>> begin LISTED RECORDS

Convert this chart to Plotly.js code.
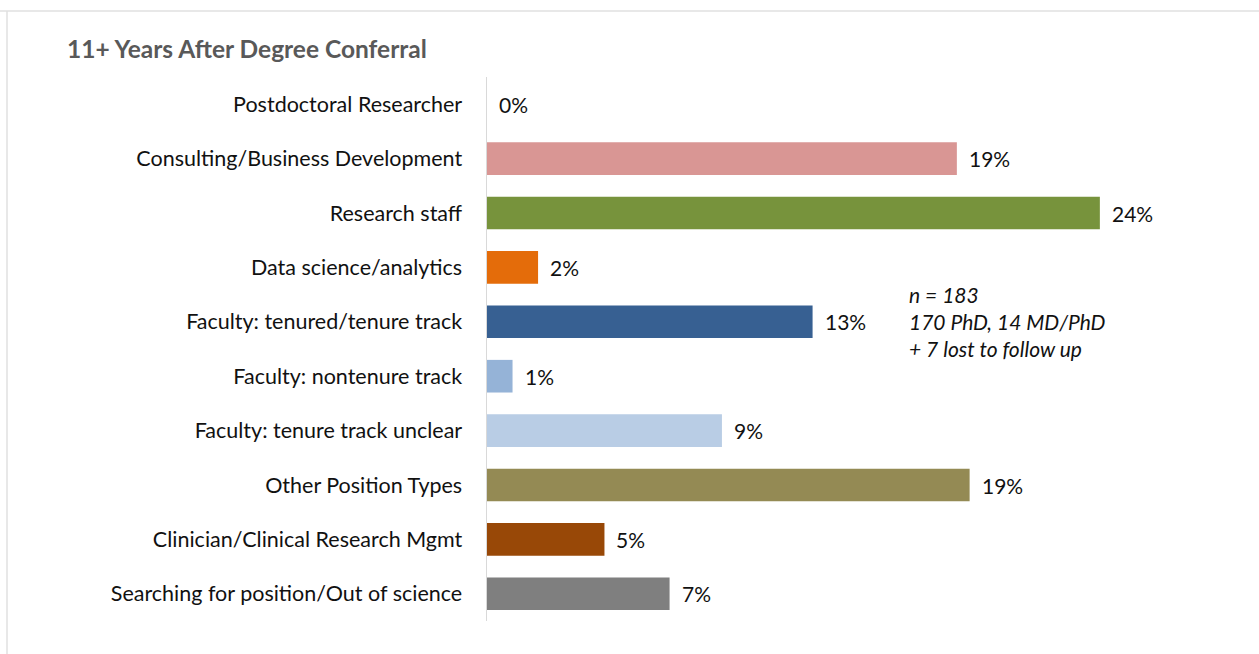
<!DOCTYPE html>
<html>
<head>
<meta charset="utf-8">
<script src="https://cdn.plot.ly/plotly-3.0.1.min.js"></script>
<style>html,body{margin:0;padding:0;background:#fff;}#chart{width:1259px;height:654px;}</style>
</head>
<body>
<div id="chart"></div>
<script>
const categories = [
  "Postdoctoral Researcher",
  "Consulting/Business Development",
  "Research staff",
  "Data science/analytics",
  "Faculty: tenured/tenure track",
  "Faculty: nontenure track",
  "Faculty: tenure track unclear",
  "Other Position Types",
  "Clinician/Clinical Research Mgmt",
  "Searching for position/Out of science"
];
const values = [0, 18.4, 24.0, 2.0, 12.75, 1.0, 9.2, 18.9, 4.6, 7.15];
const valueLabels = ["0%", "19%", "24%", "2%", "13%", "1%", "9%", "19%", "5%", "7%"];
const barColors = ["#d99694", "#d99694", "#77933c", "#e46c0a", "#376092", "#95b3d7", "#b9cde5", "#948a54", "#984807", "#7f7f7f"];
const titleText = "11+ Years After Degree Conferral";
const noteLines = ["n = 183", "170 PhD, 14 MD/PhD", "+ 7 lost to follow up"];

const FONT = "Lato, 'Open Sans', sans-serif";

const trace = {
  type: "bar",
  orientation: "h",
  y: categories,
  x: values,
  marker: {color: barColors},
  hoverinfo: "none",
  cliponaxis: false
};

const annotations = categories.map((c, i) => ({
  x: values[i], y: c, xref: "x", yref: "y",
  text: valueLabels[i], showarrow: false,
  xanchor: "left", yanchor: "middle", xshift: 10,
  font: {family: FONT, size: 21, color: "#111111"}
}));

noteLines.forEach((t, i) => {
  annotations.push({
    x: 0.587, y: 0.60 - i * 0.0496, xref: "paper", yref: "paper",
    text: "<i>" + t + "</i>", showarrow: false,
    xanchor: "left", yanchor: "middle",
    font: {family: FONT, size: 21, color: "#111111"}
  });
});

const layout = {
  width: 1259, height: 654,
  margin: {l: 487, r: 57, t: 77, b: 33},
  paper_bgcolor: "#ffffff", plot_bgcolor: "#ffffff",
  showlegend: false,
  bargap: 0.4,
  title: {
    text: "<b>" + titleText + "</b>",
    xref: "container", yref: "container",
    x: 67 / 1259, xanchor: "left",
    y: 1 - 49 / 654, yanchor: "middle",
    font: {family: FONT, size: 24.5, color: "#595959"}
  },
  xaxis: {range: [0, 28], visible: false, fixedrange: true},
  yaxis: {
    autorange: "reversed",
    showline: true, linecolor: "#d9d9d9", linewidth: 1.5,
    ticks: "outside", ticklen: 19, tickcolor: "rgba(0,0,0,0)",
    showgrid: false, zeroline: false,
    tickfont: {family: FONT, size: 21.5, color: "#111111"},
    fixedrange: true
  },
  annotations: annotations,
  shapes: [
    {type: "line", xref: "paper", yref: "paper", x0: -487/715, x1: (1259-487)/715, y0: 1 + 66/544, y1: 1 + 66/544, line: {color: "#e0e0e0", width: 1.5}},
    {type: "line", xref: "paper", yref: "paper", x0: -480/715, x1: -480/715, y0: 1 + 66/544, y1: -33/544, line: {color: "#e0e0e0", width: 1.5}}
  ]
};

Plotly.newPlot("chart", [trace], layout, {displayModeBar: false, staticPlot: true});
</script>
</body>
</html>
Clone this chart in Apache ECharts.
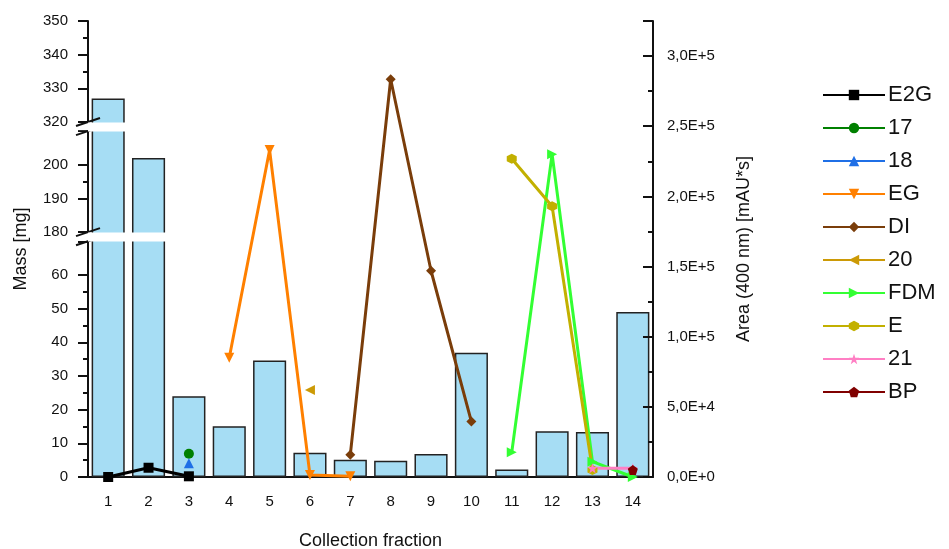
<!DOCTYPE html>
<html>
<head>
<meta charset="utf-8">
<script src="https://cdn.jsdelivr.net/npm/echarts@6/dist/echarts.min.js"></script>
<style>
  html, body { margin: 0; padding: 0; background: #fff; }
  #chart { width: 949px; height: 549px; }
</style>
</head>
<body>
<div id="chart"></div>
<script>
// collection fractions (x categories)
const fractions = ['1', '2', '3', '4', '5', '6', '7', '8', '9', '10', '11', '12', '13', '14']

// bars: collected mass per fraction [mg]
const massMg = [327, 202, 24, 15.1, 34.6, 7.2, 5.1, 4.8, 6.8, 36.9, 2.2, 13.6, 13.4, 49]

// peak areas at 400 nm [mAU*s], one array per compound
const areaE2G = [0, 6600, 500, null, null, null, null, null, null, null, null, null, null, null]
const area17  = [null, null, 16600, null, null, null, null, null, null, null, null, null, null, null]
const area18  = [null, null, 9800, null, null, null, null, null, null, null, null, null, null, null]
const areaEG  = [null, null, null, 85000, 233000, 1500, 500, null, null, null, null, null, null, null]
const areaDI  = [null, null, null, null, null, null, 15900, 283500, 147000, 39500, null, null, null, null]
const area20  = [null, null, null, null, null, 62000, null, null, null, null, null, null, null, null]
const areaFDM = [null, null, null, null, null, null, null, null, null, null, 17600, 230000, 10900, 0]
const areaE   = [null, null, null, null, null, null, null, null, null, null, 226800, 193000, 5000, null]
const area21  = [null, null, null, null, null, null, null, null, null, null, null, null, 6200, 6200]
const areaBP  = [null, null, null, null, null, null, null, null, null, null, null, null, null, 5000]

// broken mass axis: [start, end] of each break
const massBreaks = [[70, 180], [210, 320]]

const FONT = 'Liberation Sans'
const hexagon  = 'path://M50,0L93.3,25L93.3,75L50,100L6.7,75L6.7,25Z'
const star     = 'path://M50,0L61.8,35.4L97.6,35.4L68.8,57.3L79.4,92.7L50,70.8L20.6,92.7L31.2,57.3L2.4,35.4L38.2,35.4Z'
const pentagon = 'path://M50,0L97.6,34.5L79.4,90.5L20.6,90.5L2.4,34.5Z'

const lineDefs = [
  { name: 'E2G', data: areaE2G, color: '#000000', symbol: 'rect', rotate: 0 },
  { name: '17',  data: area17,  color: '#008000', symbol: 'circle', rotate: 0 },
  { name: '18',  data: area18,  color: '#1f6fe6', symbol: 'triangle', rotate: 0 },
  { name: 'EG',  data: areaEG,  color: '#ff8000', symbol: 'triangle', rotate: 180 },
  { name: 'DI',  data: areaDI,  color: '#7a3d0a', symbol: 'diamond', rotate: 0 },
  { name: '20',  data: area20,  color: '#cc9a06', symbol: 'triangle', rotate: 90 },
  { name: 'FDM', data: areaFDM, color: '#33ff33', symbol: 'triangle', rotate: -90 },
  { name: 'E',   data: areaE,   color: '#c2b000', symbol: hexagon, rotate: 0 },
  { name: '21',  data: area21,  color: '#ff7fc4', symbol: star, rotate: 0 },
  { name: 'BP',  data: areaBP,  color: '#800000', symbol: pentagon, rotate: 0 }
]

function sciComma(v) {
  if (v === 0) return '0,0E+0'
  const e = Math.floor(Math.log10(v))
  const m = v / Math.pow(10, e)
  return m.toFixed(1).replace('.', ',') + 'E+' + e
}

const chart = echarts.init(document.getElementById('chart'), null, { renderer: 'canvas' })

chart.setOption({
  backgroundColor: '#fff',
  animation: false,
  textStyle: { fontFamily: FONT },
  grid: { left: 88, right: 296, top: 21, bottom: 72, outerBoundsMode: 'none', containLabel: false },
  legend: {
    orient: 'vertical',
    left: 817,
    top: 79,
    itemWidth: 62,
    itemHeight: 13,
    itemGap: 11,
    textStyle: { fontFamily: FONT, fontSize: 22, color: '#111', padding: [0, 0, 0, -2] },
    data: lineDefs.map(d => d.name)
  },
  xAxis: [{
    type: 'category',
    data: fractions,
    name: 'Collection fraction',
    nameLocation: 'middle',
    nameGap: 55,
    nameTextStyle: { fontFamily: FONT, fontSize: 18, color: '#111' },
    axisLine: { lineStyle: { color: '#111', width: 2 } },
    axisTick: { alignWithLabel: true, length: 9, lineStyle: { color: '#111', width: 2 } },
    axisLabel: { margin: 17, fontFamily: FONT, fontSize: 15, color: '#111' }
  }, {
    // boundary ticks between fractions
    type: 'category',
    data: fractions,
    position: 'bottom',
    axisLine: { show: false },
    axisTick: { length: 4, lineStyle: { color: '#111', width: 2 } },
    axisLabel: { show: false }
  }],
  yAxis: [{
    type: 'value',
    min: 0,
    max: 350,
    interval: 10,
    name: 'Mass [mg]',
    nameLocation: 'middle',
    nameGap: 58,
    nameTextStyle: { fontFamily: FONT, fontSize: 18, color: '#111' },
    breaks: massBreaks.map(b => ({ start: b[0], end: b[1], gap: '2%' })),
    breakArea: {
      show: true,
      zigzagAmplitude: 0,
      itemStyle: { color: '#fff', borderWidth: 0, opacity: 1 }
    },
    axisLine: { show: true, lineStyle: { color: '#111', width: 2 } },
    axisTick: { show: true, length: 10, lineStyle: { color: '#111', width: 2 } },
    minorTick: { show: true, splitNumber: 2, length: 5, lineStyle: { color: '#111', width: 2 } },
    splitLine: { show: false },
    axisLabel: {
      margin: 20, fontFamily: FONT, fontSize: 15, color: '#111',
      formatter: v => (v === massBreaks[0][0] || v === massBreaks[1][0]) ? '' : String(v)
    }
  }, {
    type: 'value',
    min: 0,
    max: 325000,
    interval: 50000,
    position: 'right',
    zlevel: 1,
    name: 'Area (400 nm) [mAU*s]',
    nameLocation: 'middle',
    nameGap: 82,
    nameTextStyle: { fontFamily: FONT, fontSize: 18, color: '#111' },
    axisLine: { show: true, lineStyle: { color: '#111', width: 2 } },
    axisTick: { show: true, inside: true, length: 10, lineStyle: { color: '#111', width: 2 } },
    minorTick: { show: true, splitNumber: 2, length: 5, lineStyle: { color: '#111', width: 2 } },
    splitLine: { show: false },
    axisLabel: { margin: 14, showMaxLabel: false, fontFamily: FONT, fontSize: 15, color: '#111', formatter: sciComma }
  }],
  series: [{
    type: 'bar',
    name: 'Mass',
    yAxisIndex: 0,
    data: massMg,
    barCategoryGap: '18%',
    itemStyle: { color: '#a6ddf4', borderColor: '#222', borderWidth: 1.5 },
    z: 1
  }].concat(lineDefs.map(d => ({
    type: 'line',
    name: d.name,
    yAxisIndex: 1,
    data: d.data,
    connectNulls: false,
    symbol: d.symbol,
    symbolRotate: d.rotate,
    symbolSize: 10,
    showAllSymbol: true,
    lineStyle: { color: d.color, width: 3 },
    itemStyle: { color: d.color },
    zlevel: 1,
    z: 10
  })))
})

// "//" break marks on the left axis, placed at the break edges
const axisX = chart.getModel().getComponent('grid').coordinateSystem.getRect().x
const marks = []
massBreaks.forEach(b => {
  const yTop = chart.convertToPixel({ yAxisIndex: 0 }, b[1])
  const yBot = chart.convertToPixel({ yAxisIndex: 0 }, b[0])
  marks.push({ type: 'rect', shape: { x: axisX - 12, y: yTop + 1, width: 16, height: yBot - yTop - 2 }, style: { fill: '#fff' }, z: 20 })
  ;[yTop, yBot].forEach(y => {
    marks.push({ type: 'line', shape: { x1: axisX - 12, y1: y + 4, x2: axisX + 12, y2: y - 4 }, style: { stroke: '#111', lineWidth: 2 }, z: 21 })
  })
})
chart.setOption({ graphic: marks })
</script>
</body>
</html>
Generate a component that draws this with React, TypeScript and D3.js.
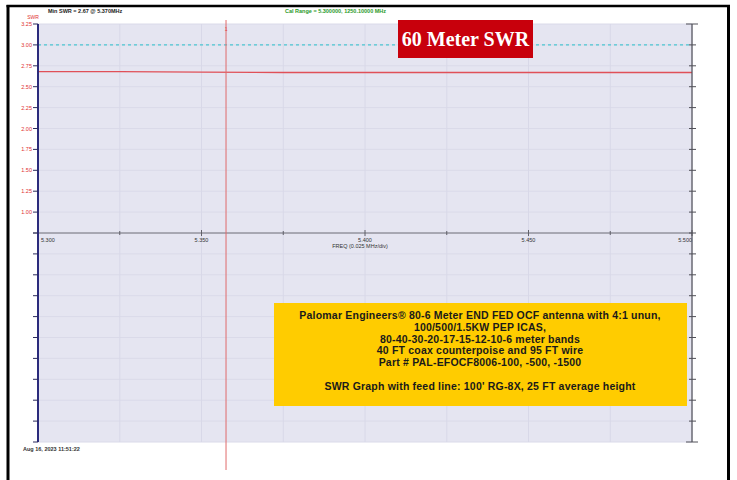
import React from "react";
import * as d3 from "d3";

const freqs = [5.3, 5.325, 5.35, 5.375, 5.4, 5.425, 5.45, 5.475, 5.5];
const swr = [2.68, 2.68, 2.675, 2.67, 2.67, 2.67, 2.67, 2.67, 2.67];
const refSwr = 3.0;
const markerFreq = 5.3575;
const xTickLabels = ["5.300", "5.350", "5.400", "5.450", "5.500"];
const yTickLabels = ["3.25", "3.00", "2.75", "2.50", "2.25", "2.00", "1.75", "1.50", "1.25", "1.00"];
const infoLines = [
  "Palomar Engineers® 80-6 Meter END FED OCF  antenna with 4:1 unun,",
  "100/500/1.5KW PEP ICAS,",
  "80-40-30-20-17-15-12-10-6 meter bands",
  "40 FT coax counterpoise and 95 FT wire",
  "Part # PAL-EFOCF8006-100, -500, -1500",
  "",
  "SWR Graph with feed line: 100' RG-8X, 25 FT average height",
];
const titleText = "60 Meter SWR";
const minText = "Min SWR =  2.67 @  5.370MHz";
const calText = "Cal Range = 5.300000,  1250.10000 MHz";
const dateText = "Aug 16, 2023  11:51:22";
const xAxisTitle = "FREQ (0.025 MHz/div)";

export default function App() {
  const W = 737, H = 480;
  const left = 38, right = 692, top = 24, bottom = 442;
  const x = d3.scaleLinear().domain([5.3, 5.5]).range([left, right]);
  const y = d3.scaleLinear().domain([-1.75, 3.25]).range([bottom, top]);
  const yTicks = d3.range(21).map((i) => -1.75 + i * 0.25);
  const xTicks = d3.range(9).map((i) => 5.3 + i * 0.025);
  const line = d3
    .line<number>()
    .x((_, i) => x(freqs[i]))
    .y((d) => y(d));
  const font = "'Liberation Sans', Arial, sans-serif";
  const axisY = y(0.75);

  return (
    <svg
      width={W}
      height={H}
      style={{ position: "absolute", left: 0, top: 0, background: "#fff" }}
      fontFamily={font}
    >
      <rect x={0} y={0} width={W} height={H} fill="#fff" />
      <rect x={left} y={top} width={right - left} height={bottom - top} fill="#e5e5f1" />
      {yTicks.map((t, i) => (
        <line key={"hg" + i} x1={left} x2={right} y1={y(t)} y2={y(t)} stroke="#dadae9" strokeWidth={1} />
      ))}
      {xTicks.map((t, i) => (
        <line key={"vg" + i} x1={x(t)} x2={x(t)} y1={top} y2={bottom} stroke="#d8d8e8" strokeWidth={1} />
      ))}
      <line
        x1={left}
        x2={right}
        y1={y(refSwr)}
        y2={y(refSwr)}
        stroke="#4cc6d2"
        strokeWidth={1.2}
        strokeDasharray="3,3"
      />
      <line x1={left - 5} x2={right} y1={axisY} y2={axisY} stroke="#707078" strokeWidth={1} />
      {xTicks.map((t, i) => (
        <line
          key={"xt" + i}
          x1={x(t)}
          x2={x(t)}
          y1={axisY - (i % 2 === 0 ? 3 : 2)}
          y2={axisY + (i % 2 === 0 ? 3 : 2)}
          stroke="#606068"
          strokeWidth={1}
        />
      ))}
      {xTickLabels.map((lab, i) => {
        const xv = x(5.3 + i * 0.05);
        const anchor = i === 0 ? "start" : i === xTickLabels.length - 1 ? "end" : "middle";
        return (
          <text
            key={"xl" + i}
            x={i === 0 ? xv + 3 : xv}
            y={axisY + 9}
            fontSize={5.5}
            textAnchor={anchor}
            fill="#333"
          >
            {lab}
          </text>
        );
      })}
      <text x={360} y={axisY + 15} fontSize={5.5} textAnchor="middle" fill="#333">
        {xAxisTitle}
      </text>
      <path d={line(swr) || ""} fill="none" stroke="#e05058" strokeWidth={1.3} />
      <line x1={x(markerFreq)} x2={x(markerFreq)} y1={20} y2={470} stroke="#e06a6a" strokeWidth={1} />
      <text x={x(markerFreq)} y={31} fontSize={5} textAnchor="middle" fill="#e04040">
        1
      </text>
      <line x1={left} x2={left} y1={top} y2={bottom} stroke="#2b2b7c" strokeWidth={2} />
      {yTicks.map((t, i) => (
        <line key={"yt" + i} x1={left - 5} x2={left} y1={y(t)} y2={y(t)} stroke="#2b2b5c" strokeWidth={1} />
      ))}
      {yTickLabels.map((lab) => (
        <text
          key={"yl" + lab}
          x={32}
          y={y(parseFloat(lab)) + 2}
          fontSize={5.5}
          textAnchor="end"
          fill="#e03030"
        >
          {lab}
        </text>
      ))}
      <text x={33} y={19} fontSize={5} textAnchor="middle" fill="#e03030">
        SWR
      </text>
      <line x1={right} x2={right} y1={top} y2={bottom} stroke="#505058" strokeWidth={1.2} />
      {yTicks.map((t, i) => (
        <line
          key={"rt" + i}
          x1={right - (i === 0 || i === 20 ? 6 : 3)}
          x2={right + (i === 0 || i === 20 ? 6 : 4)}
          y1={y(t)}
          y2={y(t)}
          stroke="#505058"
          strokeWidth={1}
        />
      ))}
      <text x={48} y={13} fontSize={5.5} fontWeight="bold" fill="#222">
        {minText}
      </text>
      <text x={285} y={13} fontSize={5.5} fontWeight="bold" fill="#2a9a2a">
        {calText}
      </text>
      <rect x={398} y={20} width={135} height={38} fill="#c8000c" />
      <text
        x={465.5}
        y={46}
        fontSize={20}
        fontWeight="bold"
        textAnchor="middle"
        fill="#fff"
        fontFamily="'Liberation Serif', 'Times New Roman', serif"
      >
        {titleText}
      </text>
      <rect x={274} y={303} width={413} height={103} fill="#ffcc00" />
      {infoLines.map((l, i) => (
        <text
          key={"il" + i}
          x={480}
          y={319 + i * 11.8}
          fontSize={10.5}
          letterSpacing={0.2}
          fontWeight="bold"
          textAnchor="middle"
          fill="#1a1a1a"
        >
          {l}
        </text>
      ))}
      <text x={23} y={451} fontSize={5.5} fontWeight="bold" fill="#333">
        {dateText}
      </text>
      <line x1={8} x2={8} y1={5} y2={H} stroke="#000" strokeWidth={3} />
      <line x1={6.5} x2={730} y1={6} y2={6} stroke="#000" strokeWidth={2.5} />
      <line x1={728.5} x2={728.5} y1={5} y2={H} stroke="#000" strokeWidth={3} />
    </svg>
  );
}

>> end LISTED RECORDS

Retype exactly the lines from the one with "Clone this chart in Apache ECharts." through the one with "13.6, 13.4, 49]", both included, and nothing else; leave out the pictures.

Clone this chart in Apache ECharts.
<!DOCTYPE html>
<html>
<head>
<meta charset="utf-8">
<script src="https://cdn.jsdelivr.net/npm/echarts@6/dist/echarts.min.js"></script>
<style>
  html, body { margin: 0; padding: 0; background: #fff; }
  #chart { width: 949px; height: 549px; }
</style>
</head>
<body>
<div id="chart"></div>
<script>
// collection fractions (x categories)
const fractions = ['1', '2', '3', '4', '5', '6', '7', '8', '9', '10', '11', '12', '13', '14']

// bars: collected mass per fraction [mg]
const massMg = [327, 202, 24, 15.1, 34.6, 7.2, 5.1, 4.8, 6.8, 36.9, 2.2, 13.6, 13.4, 49]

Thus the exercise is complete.